Write out every line of the material as it stands, apart from the pictures.

########

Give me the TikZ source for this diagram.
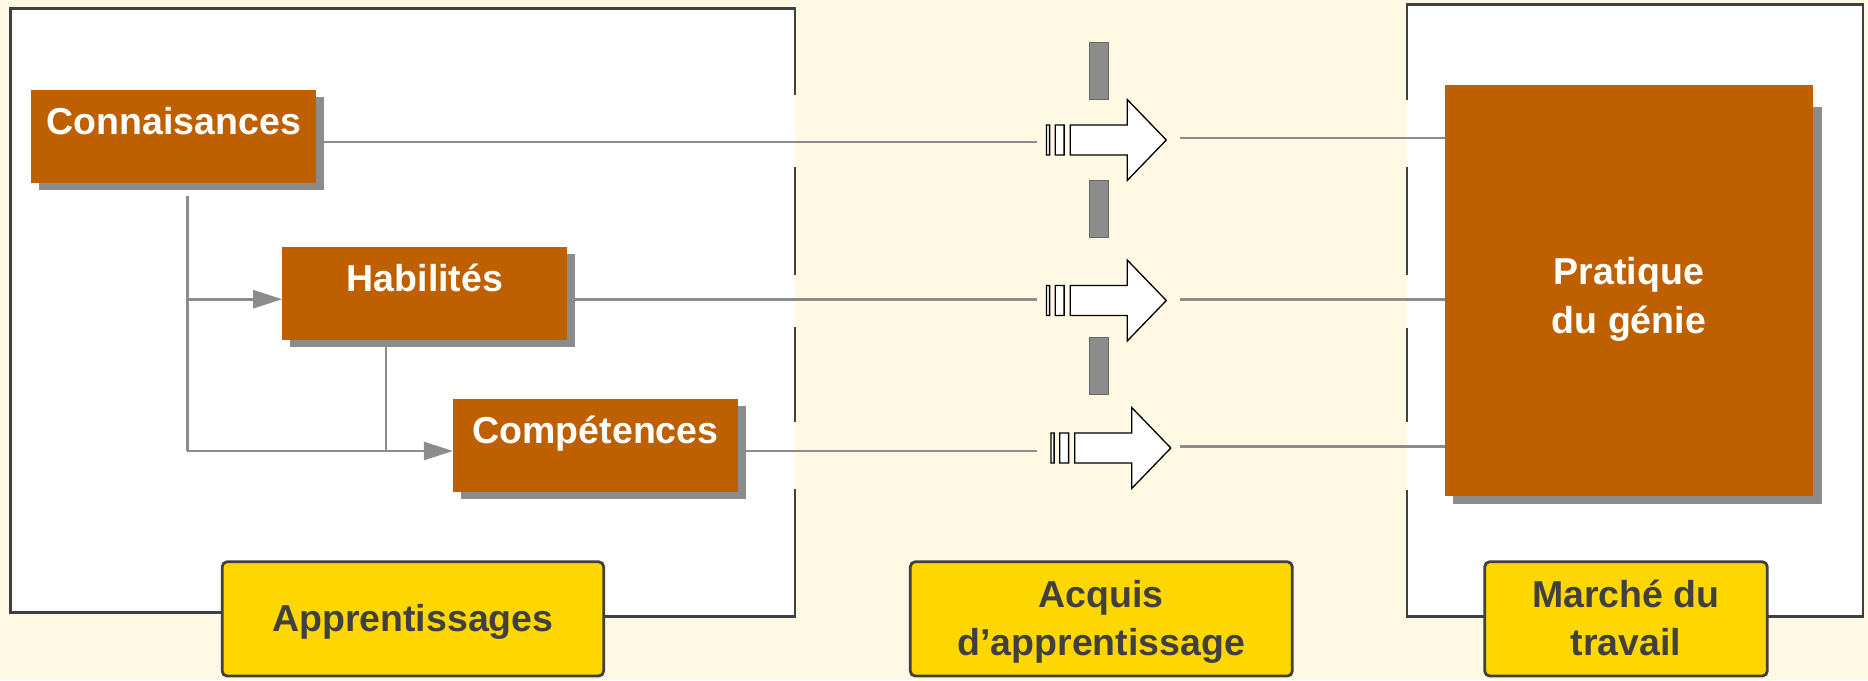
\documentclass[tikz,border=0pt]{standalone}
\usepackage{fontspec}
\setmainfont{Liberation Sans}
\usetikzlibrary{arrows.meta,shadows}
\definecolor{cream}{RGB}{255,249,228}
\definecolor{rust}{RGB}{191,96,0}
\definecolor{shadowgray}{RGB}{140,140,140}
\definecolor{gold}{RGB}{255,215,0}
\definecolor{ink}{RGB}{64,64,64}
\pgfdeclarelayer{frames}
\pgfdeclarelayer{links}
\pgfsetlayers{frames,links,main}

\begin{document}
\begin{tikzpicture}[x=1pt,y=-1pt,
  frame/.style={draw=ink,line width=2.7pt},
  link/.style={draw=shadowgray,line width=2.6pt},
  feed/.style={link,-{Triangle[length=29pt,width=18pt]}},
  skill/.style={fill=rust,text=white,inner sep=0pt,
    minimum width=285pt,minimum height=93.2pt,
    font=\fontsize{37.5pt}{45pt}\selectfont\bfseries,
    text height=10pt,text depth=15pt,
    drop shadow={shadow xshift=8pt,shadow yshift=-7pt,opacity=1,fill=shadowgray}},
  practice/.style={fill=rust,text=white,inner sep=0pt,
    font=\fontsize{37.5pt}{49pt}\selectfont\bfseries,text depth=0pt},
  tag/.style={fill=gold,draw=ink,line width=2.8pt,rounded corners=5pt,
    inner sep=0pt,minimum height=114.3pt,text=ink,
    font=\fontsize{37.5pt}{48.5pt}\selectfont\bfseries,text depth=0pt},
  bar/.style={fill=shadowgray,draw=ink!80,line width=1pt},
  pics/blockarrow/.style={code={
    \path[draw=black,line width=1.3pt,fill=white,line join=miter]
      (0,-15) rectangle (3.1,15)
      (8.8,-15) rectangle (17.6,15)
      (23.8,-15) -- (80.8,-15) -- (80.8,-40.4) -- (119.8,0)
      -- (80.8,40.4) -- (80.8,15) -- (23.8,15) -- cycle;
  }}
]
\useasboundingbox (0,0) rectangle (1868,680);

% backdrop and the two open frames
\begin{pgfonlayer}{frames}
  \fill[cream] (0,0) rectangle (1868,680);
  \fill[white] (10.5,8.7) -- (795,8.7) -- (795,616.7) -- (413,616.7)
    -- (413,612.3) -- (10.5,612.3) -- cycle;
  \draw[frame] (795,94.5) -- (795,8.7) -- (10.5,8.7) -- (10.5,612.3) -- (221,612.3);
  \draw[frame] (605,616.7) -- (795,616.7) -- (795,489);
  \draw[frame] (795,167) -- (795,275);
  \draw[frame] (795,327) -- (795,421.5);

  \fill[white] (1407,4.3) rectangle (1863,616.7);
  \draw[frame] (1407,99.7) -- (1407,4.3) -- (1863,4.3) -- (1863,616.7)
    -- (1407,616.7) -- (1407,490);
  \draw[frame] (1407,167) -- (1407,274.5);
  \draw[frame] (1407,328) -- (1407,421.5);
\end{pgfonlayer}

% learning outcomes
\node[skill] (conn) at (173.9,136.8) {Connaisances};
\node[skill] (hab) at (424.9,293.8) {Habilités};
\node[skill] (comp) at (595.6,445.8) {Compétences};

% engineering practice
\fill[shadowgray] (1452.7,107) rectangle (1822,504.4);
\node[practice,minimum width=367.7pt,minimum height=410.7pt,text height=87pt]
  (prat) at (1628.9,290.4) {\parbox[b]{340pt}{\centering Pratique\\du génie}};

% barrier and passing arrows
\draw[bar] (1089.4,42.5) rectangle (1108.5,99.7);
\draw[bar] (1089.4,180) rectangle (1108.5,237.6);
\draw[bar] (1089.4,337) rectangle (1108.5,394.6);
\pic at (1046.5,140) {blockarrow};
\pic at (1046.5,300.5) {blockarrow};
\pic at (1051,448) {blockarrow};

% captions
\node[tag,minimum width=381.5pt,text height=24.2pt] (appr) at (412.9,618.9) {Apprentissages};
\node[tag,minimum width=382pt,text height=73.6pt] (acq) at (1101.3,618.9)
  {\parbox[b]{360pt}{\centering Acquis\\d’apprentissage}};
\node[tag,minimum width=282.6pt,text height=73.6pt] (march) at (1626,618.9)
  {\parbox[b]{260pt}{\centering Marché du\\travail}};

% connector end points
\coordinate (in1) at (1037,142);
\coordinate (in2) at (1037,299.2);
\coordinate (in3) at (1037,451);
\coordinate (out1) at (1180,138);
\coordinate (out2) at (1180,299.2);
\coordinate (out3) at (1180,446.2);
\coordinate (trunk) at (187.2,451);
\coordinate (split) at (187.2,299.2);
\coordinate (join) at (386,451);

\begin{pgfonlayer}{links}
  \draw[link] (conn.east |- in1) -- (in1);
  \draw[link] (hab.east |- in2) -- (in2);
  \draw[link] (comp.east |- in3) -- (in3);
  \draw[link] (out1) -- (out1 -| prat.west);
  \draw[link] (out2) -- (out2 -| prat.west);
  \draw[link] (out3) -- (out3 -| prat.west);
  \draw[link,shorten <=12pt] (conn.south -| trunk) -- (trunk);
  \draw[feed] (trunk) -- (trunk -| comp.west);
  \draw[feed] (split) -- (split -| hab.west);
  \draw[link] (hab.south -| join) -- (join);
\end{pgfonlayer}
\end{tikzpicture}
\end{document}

########

Reply:
Give me the TikZ source for this diagram.
\documentclass[tikz,border=0pt]{standalone}
\usepackage{fontspec}
\setmainfont{Liberation Sans}
\usetikzlibrary{arrows.meta,shadows}
\definecolor{cream}{RGB}{255,249,228}
\definecolor{rust}{RGB}{191,96,0}
\definecolor{shadowgray}{RGB}{140,140,140}
\definecolor{gold}{RGB}{255,215,0}
\definecolor{ink}{RGB}{64,64,64}
\pgfdeclarelayer{frames}
\pgfdeclarelayer{links}
\pgfsetlayers{frames,links,main}

\begin{document}
\begin{tikzpicture}[x=1pt,y=-1pt,
  frame/.style={draw=ink,line width=2.7pt},
  link/.style={draw=shadowgray,line width=2.6pt},
  feed/.style={link,-{Triangle[length=29pt,width=18pt]}},
  skill/.style={fill=rust,text=white,inner sep=0pt,
    minimum width=285pt,minimum height=93.2pt,
    font=\fontsize{37.5pt}{45pt}\selectfont\bfseries,
    text height=10pt,text depth=15pt,
    drop shadow={shadow xshift=8pt,shadow yshift=-7pt,opacity=1,fill=shadowgray}},
  practice/.style={fill=rust,text=white,inner sep=0pt,
    font=\fontsize{37.5pt}{49pt}\selectfont\bfseries,text depth=0pt},
  tag/.style={fill=gold,draw=ink,line width=2.8pt,rounded corners=5pt,
    inner sep=0pt,minimum height=114.3pt,text=ink,
    font=\fontsize{37.5pt}{48.5pt}\selectfont\bfseries,text depth=0pt},
  bar/.style={fill=shadowgray,draw=ink!80,line width=1pt},
  pics/blockarrow/.style={code={
    \path[draw=black,line width=1.3pt,fill=white,line join=miter]
      (0,-15) rectangle (3.1,15)
      (8.8,-15) rectangle (17.6,15)
      (23.8,-15) -- (80.8,-15) -- (80.8,-40.4) -- (119.8,0)
      -- (80.8,40.4) -- (80.8,15) -- (23.8,15) -- cycle;
  }}
]
\useasboundingbox (0,0) rectangle (1868,680);

% backdrop and the two open frames
\begin{pgfonlayer}{frames}
  \fill[cream] (0,0) rectangle (1868,680);
  \fill[white] (10.5,8.7) -- (795,8.7) -- (795,616.7) -- (413,616.7)
    -- (413,612.3) -- (10.5,612.3) -- cycle;
  \draw[frame] (795,94.5) -- (795,8.7) -- (10.5,8.7) -- (10.5,612.3) -- (221,612.3);
  \draw[frame] (605,616.7) -- (795,616.7) -- (795,489);
  \draw[frame] (795,167) -- (795,275);
  \draw[frame] (795,327) -- (795,421.5);

  \fill[white] (1407,4.3) rectangle (1863,616.7);
  \draw[frame] (1407,99.7) -- (1407,4.3) -- (1863,4.3) -- (1863,616.7)
    -- (1407,616.7) -- (1407,490);
  \draw[frame] (1407,167) -- (1407,274.5);
  \draw[frame] (1407,328) -- (1407,421.5);
\end{pgfonlayer}

% learning outcomes
\node[skill] (conn) at (173.9,136.8) {Connaisances};
\node[skill] (hab) at (424.9,293.8) {Habilités};
\node[skill] (comp) at (595.6,445.8) {Compétences};

% engineering practice
\fill[shadowgray] (1452.7,107) rectangle (1822,504.4);
\node[practice,minimum width=367.7pt,minimum height=410.7pt,text height=87pt]
  (prat) at (1628.9,290.4) {\parbox[b]{340pt}{\centering Pratique\\du génie}};

% barrier and passing arrows
\draw[bar] (1089.4,42.5) rectangle (1108.5,99.7);
\draw[bar] (1089.4,180) rectangle (1108.5,237.6);
\draw[bar] (1089.4,337) rectangle (1108.5,394.6);
\pic at (1046.5,140) {blockarrow};
\pic at (1046.5,300.5) {blockarrow};
\pic at (1051,448) {blockarrow};

% captions
\node[tag,minimum width=381.5pt,text height=24.2pt] (appr) at (412.9,618.9) {Apprentissages};
\node[tag,minimum width=382pt,text height=73.6pt] (acq) at (1101.3,618.9)
  {\parbox[b]{360pt}{\centering Acquis\\d’apprentissage}};
\node[tag,minimum width=282.6pt,text height=73.6pt] (march) at (1626,618.9)
  {\parbox[b]{260pt}{\centering Marché du\\travail}};

% connector end points
\coordinate (in1) at (1037,142);
\coordinate (in2) at (1037,299.2);
\coordinate (in3) at (1037,451);
\coordinate (out1) at (1180,138);
\coordinate (out2) at (1180,299.2);
\coordinate (out3) at (1180,446.2);
\coordinate (trunk) at (187.2,451);
\coordinate (split) at (187.2,299.2);
\coordinate (join) at (386,451);

\begin{pgfonlayer}{links}
  \draw[link] (conn.east |- in1) -- (in1);
  \draw[link] (hab.east |- in2) -- (in2);
  \draw[link] (comp.east |- in3) -- (in3);
  \draw[link] (out1) -- (out1 -| prat.west);
  \draw[link] (out2) -- (out2 -| prat.west);
  \draw[link] (out3) -- (out3 -| prat.west);
  \draw[link,shorten <=12pt] (conn.south -| trunk) -- (trunk);
  \draw[feed] (trunk) -- (trunk -| comp.west);
  \draw[feed] (split) -- (split -| hab.west);
  \draw[link] (hab.south -| join) -- (join);
\end{pgfonlayer}
\end{tikzpicture}
\end{document}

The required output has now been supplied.